**EXERCISE DESCRIPTION**
From the first line of the data below through the line holding "Αιγαίο', 'Νότιο Αιγαίο', 'Κρήτη'];", output each line exactly and leave the pictures out.
____
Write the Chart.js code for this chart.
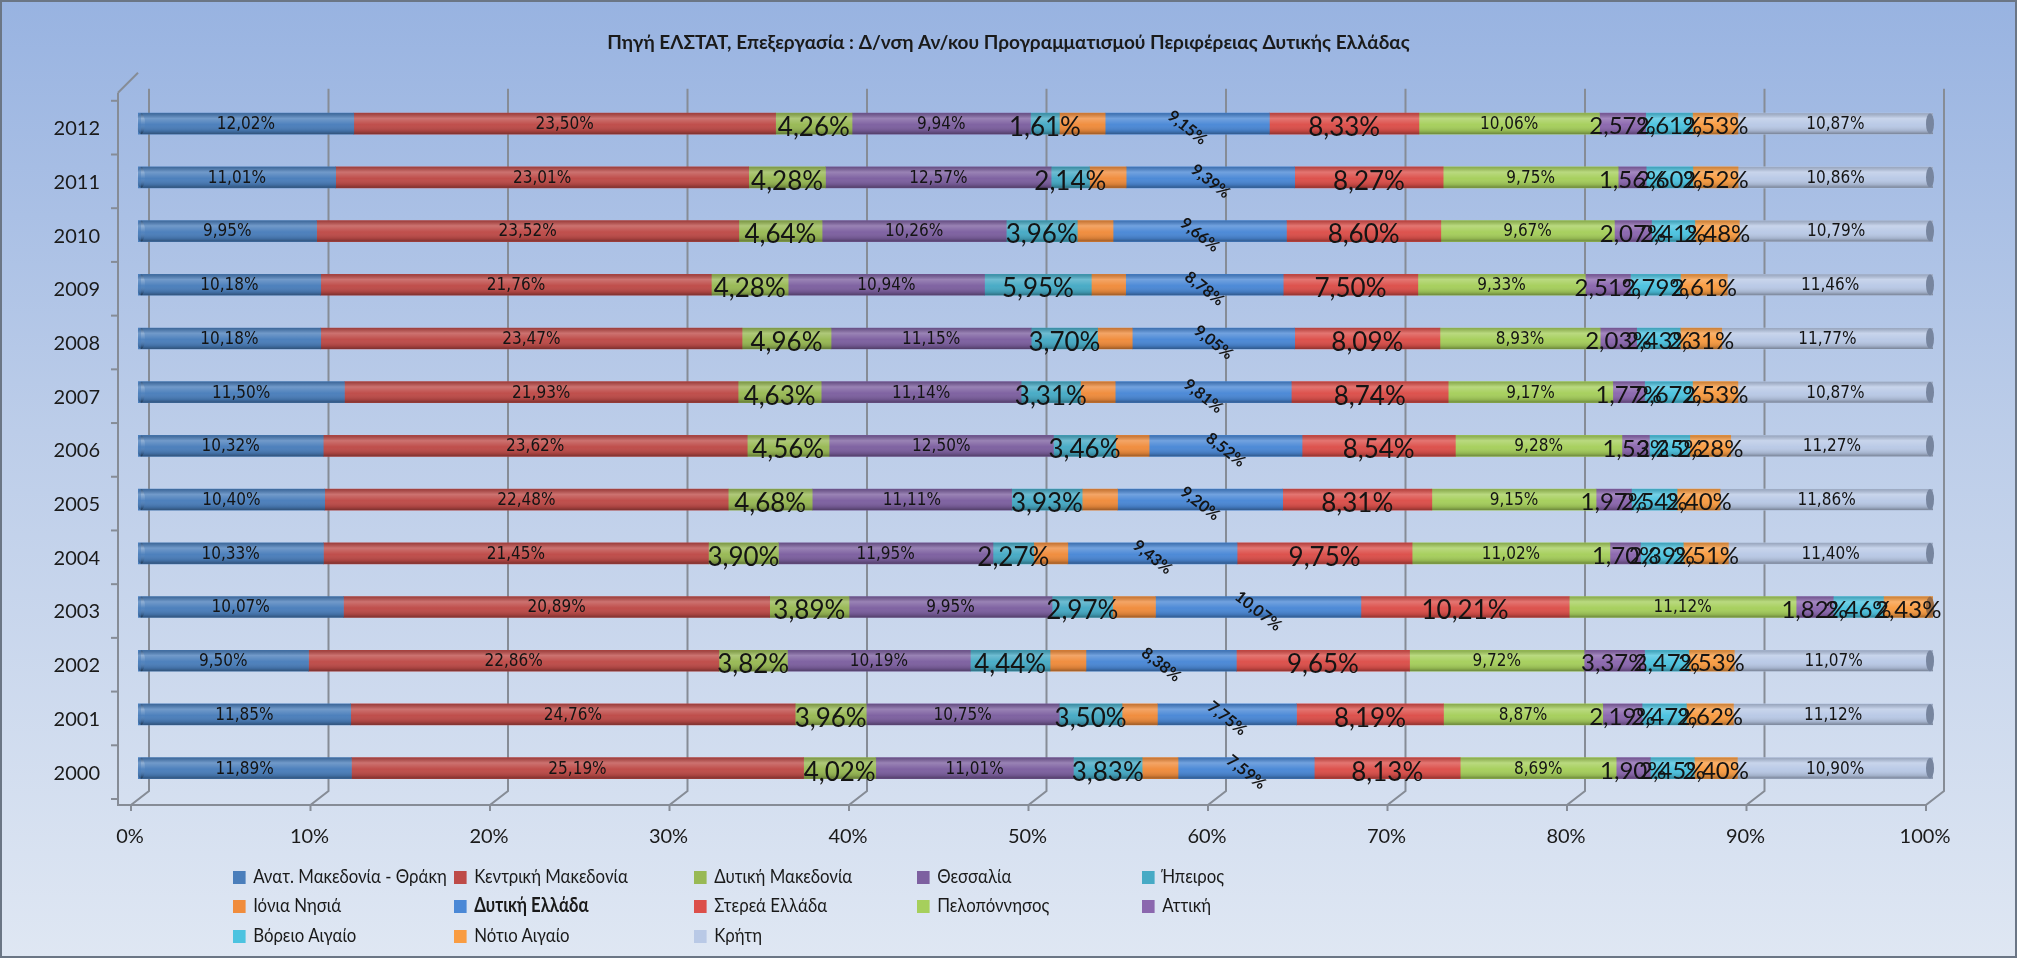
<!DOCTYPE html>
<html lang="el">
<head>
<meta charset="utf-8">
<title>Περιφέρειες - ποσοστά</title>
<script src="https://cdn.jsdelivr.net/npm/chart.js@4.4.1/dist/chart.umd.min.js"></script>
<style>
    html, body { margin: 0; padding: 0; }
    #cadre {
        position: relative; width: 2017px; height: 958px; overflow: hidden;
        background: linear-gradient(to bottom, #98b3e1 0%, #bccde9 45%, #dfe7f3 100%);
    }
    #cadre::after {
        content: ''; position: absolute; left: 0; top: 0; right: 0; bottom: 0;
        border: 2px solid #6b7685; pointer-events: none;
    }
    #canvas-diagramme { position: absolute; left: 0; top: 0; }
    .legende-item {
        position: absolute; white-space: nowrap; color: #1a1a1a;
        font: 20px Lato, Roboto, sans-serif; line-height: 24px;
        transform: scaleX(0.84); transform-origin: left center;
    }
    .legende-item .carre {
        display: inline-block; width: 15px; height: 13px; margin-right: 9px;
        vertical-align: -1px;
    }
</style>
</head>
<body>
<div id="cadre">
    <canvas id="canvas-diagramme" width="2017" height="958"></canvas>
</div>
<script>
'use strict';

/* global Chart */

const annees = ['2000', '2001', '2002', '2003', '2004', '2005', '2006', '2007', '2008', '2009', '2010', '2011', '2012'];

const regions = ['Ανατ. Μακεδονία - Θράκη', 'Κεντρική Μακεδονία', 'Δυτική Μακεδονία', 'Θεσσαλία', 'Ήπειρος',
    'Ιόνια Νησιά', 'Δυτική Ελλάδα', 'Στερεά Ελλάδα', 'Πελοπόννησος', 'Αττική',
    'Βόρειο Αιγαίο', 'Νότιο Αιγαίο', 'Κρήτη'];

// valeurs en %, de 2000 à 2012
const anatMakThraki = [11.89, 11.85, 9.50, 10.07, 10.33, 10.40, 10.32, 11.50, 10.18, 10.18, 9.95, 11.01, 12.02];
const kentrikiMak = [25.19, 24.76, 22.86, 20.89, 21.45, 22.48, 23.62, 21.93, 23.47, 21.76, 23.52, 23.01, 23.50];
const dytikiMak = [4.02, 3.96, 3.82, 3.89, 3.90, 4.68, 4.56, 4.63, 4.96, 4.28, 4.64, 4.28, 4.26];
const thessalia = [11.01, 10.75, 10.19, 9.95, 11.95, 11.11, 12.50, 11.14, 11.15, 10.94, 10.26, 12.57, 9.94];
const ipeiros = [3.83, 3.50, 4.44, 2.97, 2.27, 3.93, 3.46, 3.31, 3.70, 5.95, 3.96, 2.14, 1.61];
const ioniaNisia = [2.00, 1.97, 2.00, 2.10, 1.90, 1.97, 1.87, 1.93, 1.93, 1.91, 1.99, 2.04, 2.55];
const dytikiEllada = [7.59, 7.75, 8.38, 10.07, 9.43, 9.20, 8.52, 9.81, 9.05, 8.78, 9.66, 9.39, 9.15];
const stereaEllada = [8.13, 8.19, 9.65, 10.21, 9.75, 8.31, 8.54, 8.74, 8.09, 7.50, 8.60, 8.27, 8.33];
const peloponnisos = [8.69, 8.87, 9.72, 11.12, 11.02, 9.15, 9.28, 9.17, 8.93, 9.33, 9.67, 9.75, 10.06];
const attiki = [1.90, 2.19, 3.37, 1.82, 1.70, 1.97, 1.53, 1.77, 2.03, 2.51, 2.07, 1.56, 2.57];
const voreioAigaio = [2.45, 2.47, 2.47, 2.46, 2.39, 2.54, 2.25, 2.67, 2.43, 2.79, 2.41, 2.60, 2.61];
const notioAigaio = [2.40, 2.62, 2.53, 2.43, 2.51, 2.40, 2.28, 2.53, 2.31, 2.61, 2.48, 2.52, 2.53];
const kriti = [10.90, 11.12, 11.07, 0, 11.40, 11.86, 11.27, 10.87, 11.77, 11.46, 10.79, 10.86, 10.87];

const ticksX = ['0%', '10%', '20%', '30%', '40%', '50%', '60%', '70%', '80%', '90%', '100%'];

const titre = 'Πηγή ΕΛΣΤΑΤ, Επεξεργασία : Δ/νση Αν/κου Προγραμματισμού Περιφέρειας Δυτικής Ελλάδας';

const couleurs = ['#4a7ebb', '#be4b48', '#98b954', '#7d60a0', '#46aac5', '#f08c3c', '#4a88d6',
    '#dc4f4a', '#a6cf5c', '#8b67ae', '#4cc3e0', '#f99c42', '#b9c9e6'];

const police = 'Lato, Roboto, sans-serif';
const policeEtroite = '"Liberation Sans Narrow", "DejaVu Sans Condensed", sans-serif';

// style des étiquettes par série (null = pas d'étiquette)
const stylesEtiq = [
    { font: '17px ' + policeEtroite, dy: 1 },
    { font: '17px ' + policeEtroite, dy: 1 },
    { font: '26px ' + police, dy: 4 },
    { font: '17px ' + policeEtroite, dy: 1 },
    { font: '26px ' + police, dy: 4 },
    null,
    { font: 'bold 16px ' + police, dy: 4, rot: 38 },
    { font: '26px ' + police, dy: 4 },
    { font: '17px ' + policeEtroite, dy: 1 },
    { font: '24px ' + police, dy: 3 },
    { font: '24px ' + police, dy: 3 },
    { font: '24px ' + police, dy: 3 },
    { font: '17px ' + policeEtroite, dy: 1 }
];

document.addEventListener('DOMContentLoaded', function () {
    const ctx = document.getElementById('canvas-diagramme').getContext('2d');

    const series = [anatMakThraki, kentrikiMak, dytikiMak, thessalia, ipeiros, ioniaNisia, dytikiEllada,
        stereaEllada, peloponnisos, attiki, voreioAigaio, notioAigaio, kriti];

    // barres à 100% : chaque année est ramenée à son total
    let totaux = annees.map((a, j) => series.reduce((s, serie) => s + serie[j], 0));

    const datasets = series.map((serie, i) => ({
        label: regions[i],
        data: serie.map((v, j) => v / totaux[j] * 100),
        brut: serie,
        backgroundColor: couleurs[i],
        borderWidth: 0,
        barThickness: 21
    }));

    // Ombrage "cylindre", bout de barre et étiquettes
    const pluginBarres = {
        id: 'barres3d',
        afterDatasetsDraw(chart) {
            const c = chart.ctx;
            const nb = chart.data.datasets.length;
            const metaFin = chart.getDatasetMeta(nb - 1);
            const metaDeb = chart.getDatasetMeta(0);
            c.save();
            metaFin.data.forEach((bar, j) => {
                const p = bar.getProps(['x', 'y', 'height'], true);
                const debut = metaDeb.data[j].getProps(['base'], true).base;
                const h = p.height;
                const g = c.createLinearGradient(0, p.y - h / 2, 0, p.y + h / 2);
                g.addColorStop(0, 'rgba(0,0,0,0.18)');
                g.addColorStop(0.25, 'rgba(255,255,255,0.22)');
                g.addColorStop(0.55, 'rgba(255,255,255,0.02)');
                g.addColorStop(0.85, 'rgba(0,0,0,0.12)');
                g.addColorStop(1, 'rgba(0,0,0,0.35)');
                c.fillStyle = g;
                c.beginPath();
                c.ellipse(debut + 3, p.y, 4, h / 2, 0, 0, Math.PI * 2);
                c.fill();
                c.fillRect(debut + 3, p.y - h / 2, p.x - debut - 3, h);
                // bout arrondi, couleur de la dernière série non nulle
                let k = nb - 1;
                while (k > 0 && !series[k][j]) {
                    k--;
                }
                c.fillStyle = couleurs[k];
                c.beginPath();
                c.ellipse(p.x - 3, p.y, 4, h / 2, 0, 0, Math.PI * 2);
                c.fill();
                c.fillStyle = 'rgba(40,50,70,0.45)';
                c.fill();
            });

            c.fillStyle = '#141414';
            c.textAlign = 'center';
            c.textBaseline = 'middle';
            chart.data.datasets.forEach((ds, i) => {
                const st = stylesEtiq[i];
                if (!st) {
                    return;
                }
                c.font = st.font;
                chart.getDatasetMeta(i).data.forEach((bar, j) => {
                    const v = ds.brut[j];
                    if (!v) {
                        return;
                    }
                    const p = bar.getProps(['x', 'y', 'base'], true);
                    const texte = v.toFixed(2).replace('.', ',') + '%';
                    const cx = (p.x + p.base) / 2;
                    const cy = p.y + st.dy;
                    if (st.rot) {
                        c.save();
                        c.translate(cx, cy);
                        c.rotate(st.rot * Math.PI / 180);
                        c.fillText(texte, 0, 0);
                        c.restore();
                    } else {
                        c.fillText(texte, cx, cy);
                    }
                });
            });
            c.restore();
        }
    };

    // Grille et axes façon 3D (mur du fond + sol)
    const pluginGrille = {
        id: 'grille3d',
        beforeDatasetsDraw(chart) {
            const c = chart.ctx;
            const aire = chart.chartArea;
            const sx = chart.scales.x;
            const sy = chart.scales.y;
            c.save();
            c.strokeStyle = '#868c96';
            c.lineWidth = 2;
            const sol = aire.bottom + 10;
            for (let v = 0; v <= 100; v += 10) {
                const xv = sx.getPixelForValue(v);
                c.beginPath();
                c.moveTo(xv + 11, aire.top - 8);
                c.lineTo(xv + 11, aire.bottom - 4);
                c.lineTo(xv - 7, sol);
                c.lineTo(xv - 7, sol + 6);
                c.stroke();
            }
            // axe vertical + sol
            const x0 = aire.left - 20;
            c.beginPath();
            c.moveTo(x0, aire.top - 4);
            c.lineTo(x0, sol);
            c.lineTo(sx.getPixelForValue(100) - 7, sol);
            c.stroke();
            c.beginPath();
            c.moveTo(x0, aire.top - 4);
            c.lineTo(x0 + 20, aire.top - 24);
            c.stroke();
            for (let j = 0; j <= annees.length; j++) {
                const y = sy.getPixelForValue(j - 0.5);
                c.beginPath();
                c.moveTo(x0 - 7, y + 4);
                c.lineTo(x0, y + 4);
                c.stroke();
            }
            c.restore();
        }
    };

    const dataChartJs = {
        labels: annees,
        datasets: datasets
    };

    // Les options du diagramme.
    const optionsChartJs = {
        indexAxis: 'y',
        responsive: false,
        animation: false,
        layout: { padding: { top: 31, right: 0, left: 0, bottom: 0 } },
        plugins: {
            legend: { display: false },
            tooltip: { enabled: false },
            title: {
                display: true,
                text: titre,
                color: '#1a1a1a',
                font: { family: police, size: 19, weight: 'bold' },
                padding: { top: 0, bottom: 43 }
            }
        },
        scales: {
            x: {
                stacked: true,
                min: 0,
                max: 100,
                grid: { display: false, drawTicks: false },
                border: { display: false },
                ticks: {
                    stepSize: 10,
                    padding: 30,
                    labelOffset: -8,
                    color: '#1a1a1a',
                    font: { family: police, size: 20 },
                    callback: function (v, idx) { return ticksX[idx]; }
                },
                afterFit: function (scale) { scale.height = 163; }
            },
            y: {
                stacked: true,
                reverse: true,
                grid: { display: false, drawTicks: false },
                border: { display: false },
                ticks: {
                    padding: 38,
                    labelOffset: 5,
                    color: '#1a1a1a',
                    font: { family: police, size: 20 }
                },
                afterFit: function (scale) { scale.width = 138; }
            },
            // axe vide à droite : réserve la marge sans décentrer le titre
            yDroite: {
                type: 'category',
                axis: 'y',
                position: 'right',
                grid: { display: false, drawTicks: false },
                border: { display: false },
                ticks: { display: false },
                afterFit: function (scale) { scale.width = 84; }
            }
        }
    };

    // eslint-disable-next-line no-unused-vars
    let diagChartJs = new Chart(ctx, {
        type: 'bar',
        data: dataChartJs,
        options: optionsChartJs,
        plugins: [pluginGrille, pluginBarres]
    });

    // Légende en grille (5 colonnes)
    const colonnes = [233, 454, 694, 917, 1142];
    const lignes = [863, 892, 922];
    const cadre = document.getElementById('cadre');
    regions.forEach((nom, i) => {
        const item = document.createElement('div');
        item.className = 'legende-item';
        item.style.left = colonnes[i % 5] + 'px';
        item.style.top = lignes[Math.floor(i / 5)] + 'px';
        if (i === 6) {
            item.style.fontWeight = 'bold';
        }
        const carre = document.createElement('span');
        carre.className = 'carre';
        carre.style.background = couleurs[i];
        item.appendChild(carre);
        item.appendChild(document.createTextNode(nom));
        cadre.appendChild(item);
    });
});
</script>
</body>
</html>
____
**SOLUTION TO THIS EXERCISE**
Write the Chart.js code for this chart.
<!DOCTYPE html>
<html lang="el">
<head>
<meta charset="utf-8">
<title>Περιφέρειες - ποσοστά</title>
<script src="https://cdn.jsdelivr.net/npm/chart.js@4.4.1/dist/chart.umd.min.js"></script>
<style>
    html, body { margin: 0; padding: 0; }
    #cadre {
        position: relative; width: 2017px; height: 958px; overflow: hidden;
        background: linear-gradient(to bottom, #98b3e1 0%, #bccde9 45%, #dfe7f3 100%);
    }
    #cadre::after {
        content: ''; position: absolute; left: 0; top: 0; right: 0; bottom: 0;
        border: 2px solid #6b7685; pointer-events: none;
    }
    #canvas-diagramme { position: absolute; left: 0; top: 0; }
    .legende-item {
        position: absolute; white-space: nowrap; color: #1a1a1a;
        font: 20px Lato, Roboto, sans-serif; line-height: 24px;
        transform: scaleX(0.84); transform-origin: left center;
    }
    .legende-item .carre {
        display: inline-block; width: 15px; height: 13px; margin-right: 9px;
        vertical-align: -1px;
    }
</style>
</head>
<body>
<div id="cadre">
    <canvas id="canvas-diagramme" width="2017" height="958"></canvas>
</div>
<script>
'use strict';

/* global Chart */

const annees = ['2000', '2001', '2002', '2003', '2004', '2005', '2006', '2007', '2008', '2009', '2010', '2011', '2012'];

const regions = ['Ανατ. Μακεδονία - Θράκη', 'Κεντρική Μακεδονία', 'Δυτική Μακεδονία', 'Θεσσαλία', 'Ήπειρος',
    'Ιόνια Νησιά', 'Δυτική Ελλάδα', 'Στερεά Ελλάδα', 'Πελοπόννησος', 'Αττική',
    'Βόρειο Αιγαίο', 'Νότιο Αιγαίο', 'Κρήτη'];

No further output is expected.